Month 1 — Soft launch with seed draws
Run 5 private or semi-private draws with a small, hand-invited audience. The goals: verify every technical system end-to-end (ticket purchase, draw execution, winner notification, payout), build your first testimonials (winners who received their prize and are happy to say so publicly), and work out operational issues before you have hundreds of players watching. Keep prize values modest — this is about proving the system works, not generating revenue. Document every draw with screenshots of the RNG output and publish results publicly to establish your transparency record.
Month 2 — Open referral program and social campaigns
With a working platform and 5 completed draws on record, open registration fully and activate the referral program. Run your first paid social campaign promoting the next draw. Email your waitlist. Reach out to 10–20 micro-influencers in your niche. The goal for Month 2 is 200–500 registered users and your first draws with 50+ paying ticket buyers.
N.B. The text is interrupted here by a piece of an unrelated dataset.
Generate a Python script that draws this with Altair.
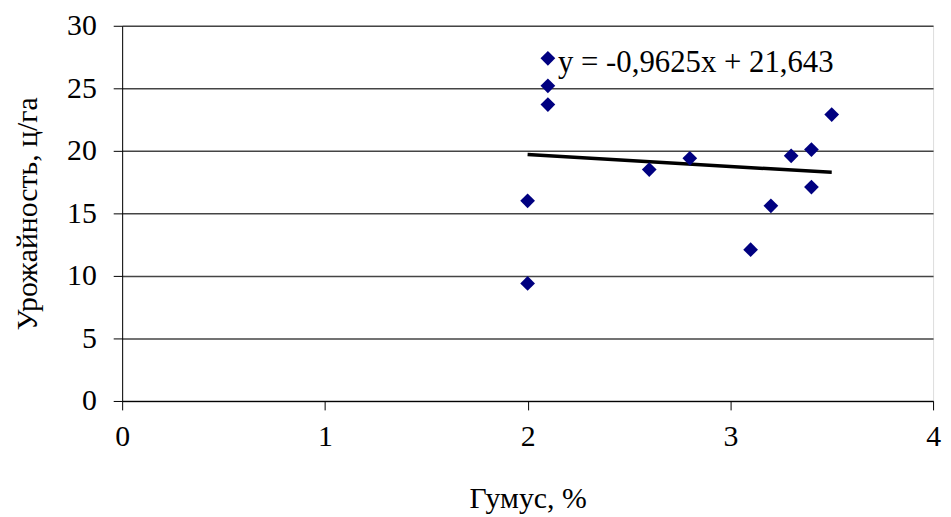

More important than the revenue: you want your first organic word-of-mouth winners posting about their prizes on social media without any prompting from you.
Month 3 — Analyse and iterate
By the end of Month 3 you have enough data to make real decisions. Key metrics to measure: ticket-to-registration conversion rate (what percentage of people who register actually buy a ticket — industry benchmark is 20–40% for well-run platforms), cost per acquisition (total marketing spend divided by total paying players — target under $5 for mass-market, under $15 for premium), average tickets per buyer (a buyer who buys 3 tickets is worth 3x a buyer who buys 1), and repeat purchase rate (did buyers from Month 1 draws buy again in Month 2?). Use these metrics to adjust draw frequency, prize structure, ticket price, and marketing channel mix going into Month 4.
Conclusion
Starting an online lottery business is genuinely possible for a solo founder or small team — but the legal groundwork cannot be skipped. The operators who succeed long-term are those who build on a solid regulatory foundation, invest in a technically credible platform that players can trust, and treat player acquisition as a systematic process rather than hoping for organic growth. Get the legal structure right, deploy a platform that handles the draw mechanics transparently, and focus your early energy on acquiring your first hundred paying players. Everything else is iteration.